A cet égard, je me dois d'observer que rien ne semble s'opposer à ce que le cabinet d'avocats dont fait partie un mandataire intervienne dans une affaire du CPAS, moyennant l'application du prescrit de l'article 37, 1° et 3° de la loi du 8 juillet 1976 organique des CPAS. En tout état de cause, je recommande à l'ensemble des pouvoirs locaux de veiller scrupuleusement à l'application de la loi du 24 décembre 1993 relative aux marchés publics et à certains marchés de travaux, de fourniture et de services, notamment à l'article 17, § 1er, et de l'arrêté royal du 8 janvier 1996.
Il y a lieu d'observer que l'alinéa 6 de l'article 68 de l'arrêté royal sous références dispose que « L'impossibilité de consulter le nombre de candidats requis par les alinéas 3 et 4 est considérée comme établie pour les marchés portant sur des services juridiques de conseil et de représentation devant les juridictions et autres organes de règlement des litiges ».
Pour ce qui concerne la décision du Conseil de faire appel à un avocat pour la défense de ses intérêts et pour l'exercice des voies de recours, je me permets de rappeler à l'honorable Membre qu'elle relève de l'autonomie locale dont j'entends être le premier défenseur.
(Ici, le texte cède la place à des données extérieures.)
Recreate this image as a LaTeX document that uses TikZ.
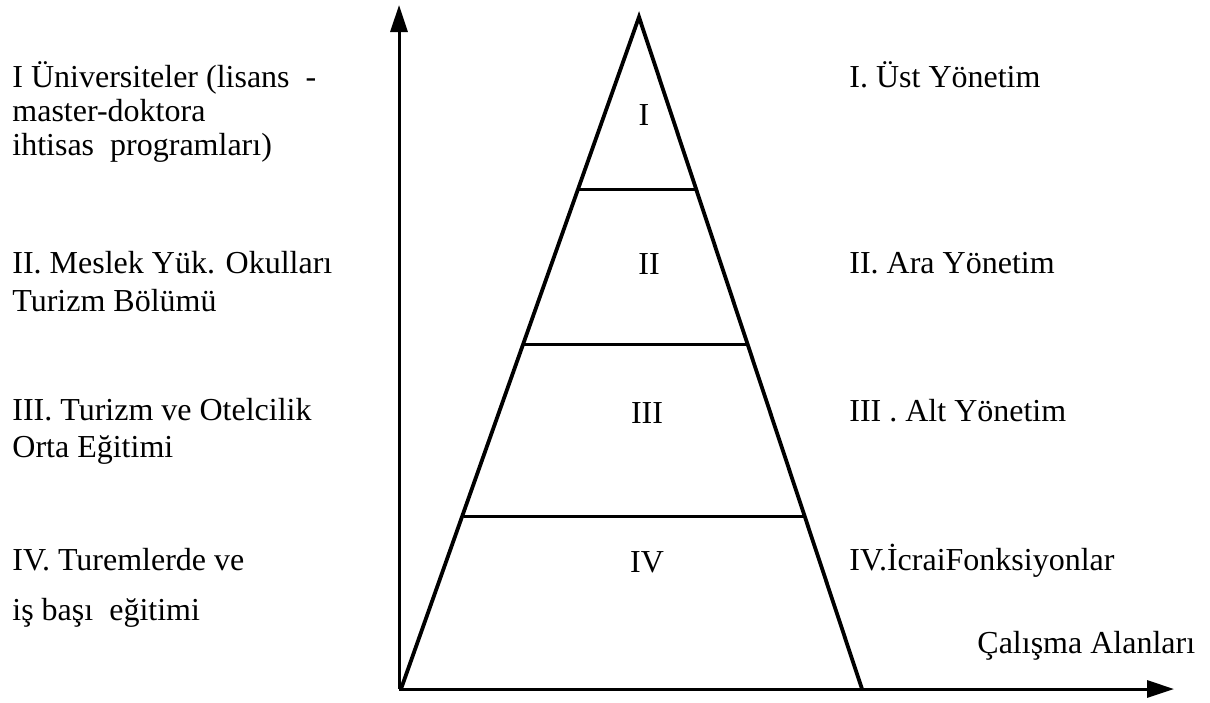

La deuxième partie de la question qui m'est adressée évoque la bonne gouvernance et l'éthique. Considérant le dernier paragraphe de ce texte, cette formulation me paraît être infiniment plus grave qu'il n'y paraît au premier abord puisque les éléments cités, s'ils devaient s'avérer, relèveraient du Conseil de l'Ordre, sans préjudice des fautes pénales qui seraient ainsi commises.
Je souhaite donc formuler ma réponse en deux temps :
1° les éléments énoncés par l'honorable Membre en conclusion de ses développements appellent la présentation d'éléments de preuve et, à titre immédiat, le respect de la saine présomption d'innocence. Il va toutefois de soi que, si j'étais saisi d'une plainte fondée, se basant sur des faits dûment démontrés et attestés, je ferais preuve, dans le cadre strict de mes compétences de tutelle, de la sévérité qui s'imposerait à l'égard de leur auteur ;
2° sur les paragraphes 5 à 8 de la question qui m'est soumise, et plus particulièrement encore l'avant-dernier paragraphe de cet exposé général, force m'est de reconnaître que, si ces éléments étaient avérés, les règles de bonne gouvernance ne sembleraient pas être traduites de manière optimale, encore que les dispositions légales existantes ne m'offrent pas la possibilité d'interférer en la matière.
Je veux toutefois souligner ici la prudence dont il y a lieu de faire preuve, dans la mesure où constituerait sans doute une erreur politique le fait d'adopter dans l'urgence, sans réflexion approfondie et pour un ensemble d'institutions, des règles visant à régler une problématique locale, au risque d'affaiblir les textes légaux existants ou de compliquer de manière inopportune l'organisation générale et le fonctionnement des institutions locales.
Enfin, il va de soi que je demeure attentif à chaque développement qui pourrait intervenir dans ce cadre auquel je ne manquerai pas de répondre dans les formes prescrites, pour autant que les faits concernés soient certains et démontrés comme tel.